Rich waved that suggestion away impatiently. “No, not Cheryl. Cheryl talks a good fuck, but she’s never been known to deliver. I meant the oversize geezer in the corner.”
He didn’t point, just rolled his eyes off to the right and then back. I followed his lead, not jerking my head around but picking up my drink and then letting my gaze traverse the bar slowly and casually.
It wasn’t hard to guess who he meant—a big, heavyset guy sitting near the door, jammed into a tight booth that made his already impressive bulk loom even larger. His oddly shapeless body was packed into an antique-looking gray herringbone suit, and whatever it said on the label, there had to be a whole lot of Xs in front of the L. His bald head glistened, and his pale, almost colorless eyes shied away as they caught my stare.
As he looked away, I experienced the sudden cessation of a feeling so tenuous, it had slipped under my guard. It was the sensation that Peele had described to me over the phone: the sensation—like a light, even pressure over the whole of my skin—of knowing that I was being looked at.
Okay. File that one for later, I guess. I didn’t know who he was, but I knew what he was well enough, and he probably knew what I was, too.
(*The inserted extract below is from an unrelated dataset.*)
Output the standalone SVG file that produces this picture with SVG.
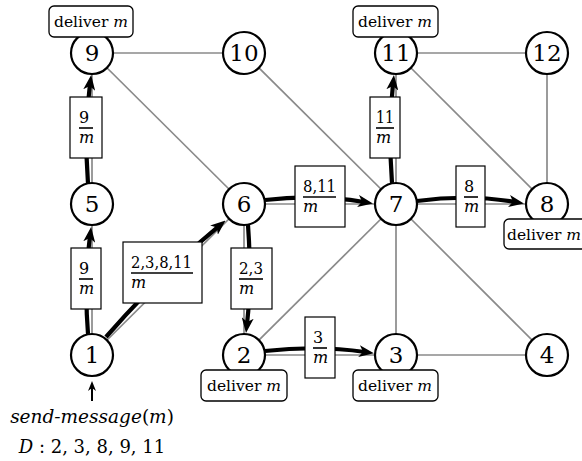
<svg xmlns="http://www.w3.org/2000/svg" width="582" height="461" viewBox="0 0 582 461" font-family="'DejaVu Serif', 'Liberation Serif', serif">
<style>
.g{stroke:#8a8a8a;stroke-width:1.7;fill:none}
.a{stroke:#000;stroke-width:4.2;fill:none;marker-end:url(#ah)}
.n circle{fill:#fff;stroke:#000;stroke-width:2.2}
.n text{font-size:23px;text-anchor:middle}
.lb rect{fill:#fff;stroke:#000;stroke-width:1.2}
.lb line{stroke:#000;stroke-width:1.6}
.lb text{font-size:16px}
.dv rect{fill:#fff;stroke:#000;stroke-width:1.3}
.dv text{font-size:15.5px;text-anchor:middle}
.t{text-anchor:middle}
.it{font-style:italic}
</style>
<defs>
<marker id="ah" markerUnits="userSpaceOnUse" markerWidth="15" markerHeight="12" viewBox="0 0 15 12" refX="6" refY="6" orient="auto">
<path d="M0,0 L15,6 L0,12 L4,6 z" fill="#000"/>
</marker>
<marker id="sa" markerUnits="userSpaceOnUse" markerWidth="10" markerHeight="10" viewBox="0 0 10 10" refX="3" refY="5" orient="auto">
<path d="M0,1 L10,5 L0,9 L3,5 z" fill="#000"/>
</marker>
</defs>
<g id="connectors">
<line class="g" x1="92" y1="53" x2="244" y2="53"/>
<line class="g" x1="92" y1="53" x2="92" y2="204"/>
<line class="g" x1="92" y1="53" x2="244" y2="204"/>
<line class="g" x1="244" y1="53" x2="396" y2="204"/>
<line class="g" x1="396" y1="53" x2="547" y2="53"/>
<line class="g" x1="396" y1="53" x2="396" y2="204"/>
<line class="g" x1="396" y1="53" x2="547" y2="204"/>
<line class="g" x1="547" y1="53" x2="547" y2="204"/>
<line class="g" x1="92" y1="204" x2="92" y2="355"/>
<line class="g" x1="92" y1="355" x2="244" y2="204"/>
<line class="g" x1="244" y1="204" x2="396" y2="204"/>
<line class="g" x1="244" y1="204" x2="244" y2="355"/>
<line class="g" x1="396" y1="204" x2="547" y2="204"/>
<line class="g" x1="396" y1="204" x2="244" y2="355"/>
<line class="g" x1="396" y1="204" x2="396" y2="355"/>
<line class="g" x1="396" y1="204" x2="547" y2="355"/>
<line class="g" x1="244" y1="355" x2="396" y2="355"/>
<line class="g" x1="396" y1="355" x2="547" y2="355"/>
<path class="a" d="M88,334 Q84,285 90,236"/>
<path class="a" d="M88,184 Q84,130 90,84"/>
<path class="a" d="M106,337 Q160,275 218.6,226.3"/>
<path class="a" d="M265,200 Q316,194 364,202"/>
<path class="a" d="M248,225 Q252,280 247,324"/>
<path class="a" d="M392,183 Q388,130 393,84"/>
<path class="a" d="M417,201 Q468,194 515,202"/>
<path class="a" d="M265,351 Q318,345 365,352"/>
<line x1="92" y1="401" x2="92" y2="388" stroke="#000" stroke-width="2" marker-end="url(#sa)"/>
</g>
<g id="n9" class="n"><circle cx="92" cy="53" r="21"/><text x="92" y="61">9</text></g>
<g id="n10" class="n"><circle cx="244" cy="53" r="21"/><text x="244" y="61">10</text></g>
<g id="n11" class="n"><circle cx="396" cy="53" r="21"/><text x="396" y="61">11</text></g>
<g id="n12" class="n"><circle cx="547" cy="53" r="21"/><text x="547" y="61">12</text></g>
<g id="n5" class="n"><circle cx="92" cy="204" r="21"/><text x="92" y="212">5</text></g>
<g id="n6" class="n"><circle cx="244" cy="204" r="21"/><text x="244" y="212">6</text></g>
<g id="n7" class="n"><circle cx="396" cy="204" r="21"/><text x="396" y="212">7</text></g>
<g id="n8" class="n"><circle cx="547" cy="204" r="21"/><text x="547" y="212">8</text></g>
<g id="n1" class="n"><circle cx="92" cy="355" r="21"/><text x="92" y="363">1</text></g>
<g id="n2" class="n"><circle cx="244" cy="355" r="21"/><text x="244" y="363">2</text></g>
<g id="n3" class="n"><circle cx="396" cy="355" r="21"/><text x="396" y="363">3</text></g>
<g id="n4" class="n"><circle cx="547" cy="355" r="21"/><text x="547" y="363">4</text></g>
<g id="l59" class="lb"><rect x="70" y="97" width="32" height="61"/><text x="79" y="123">9</text><line x1="79" y1="128" x2="93" y2="128"/><text x="79" y="143" class="it">m</text></g>
<g id="l15" class="lb"><rect x="71" y="248" width="30" height="61"/><text x="79" y="274">9</text><line x1="79" y1="279" x2="93" y2="279"/><text x="79" y="294" class="it">m</text></g>
<g id="l16" class="lb"><rect x="123" y="242" width="79" height="61"/><text x="131" y="268" textLength="61" lengthAdjust="spacingAndGlyphs">2,3,8,11</text><line x1="131" y1="273" x2="193" y2="273"/><text x="131" y="288" class="it">m</text></g>
<g id="l62" class="lb"><rect x="231" y="248" width="41" height="61"/><text x="239" y="274" textLength="24" lengthAdjust="spacingAndGlyphs">2,3</text><line x1="239" y1="279" x2="263" y2="279"/><text x="239" y="294" class="it">m</text></g>
<g id="l67" class="lb"><rect x="295" y="166" width="50" height="61"/><text x="303" y="192" textLength="33" lengthAdjust="spacingAndGlyphs">8,11</text><line x1="303" y1="197" x2="336" y2="197"/><text x="303" y="212" class="it">m</text></g>
<g id="l711" class="lb"><rect x="370" y="97" width="30" height="61"/><text x="376" y="123" textLength="18" lengthAdjust="spacingAndGlyphs">11</text><line x1="376" y1="128" x2="394" y2="128"/><text x="376" y="143" class="it">m</text></g>
<g id="l78" class="lb"><rect x="456" y="166" width="29" height="61"/><text x="464" y="192">8</text><line x1="464" y1="197" x2="478" y2="197"/><text x="464" y="212" class="it">m</text></g>
<g id="l23" class="lb"><rect x="305" y="317" width="30" height="61"/><text x="313" y="343">3</text><line x1="313" y1="348" x2="327" y2="348"/><text x="313" y="363" class="it">m</text></g>
<g id="d9" class="dv"><rect x="49" y="6" width="84" height="31" rx="5"/><text x="91" y="27">deliver <tspan class="it">m</tspan></text></g>
<g id="d11" class="dv"><rect x="353" y="6" width="85" height="31" rx="5"/><text x="395" y="27">deliver <tspan class="it">m</tspan></text></g>
<g id="d8" class="dv"><rect x="504" y="219" width="86" height="30" rx="5"/><text x="544" y="240">deliver <tspan class="it">m</tspan></text></g>
<g id="d2" class="dv"><rect x="201" y="370" width="86" height="31" rx="5"/><text x="244" y="391">deliver <tspan class="it">m</tspan></text></g>
<g id="d3" class="dv"><rect x="353" y="370" width="85" height="31" rx="5"/><text x="395" y="391">deliver <tspan class="it">m</tspan></text></g>
<g id="source">
<text class="t" x="92" y="423" font-size="18.5"><tspan class="it">send-message</tspan>(<tspan class="it">m</tspan>)</text>
<text class="t" x="92" y="453" font-size="18"><tspan class="it">D</tspan> : 2, 3, 8, 9, 11</text>
</g>
</svg>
That could even have been why he was watching me. Exorcists excite very real and very natural fears in certain quarters.
Cheryl came back from the loo right then, which was my cue to head on out. I made my excuses, gave the birthday girl a kiss on the cheek, and left.
I walked past Euston Station and back up Eversholt Street for reasons I can’t even remember. Maybe I just fancied a walk, although it was still cold and blustery, or maybe I was deliberately choosing a route that would take me by the archive.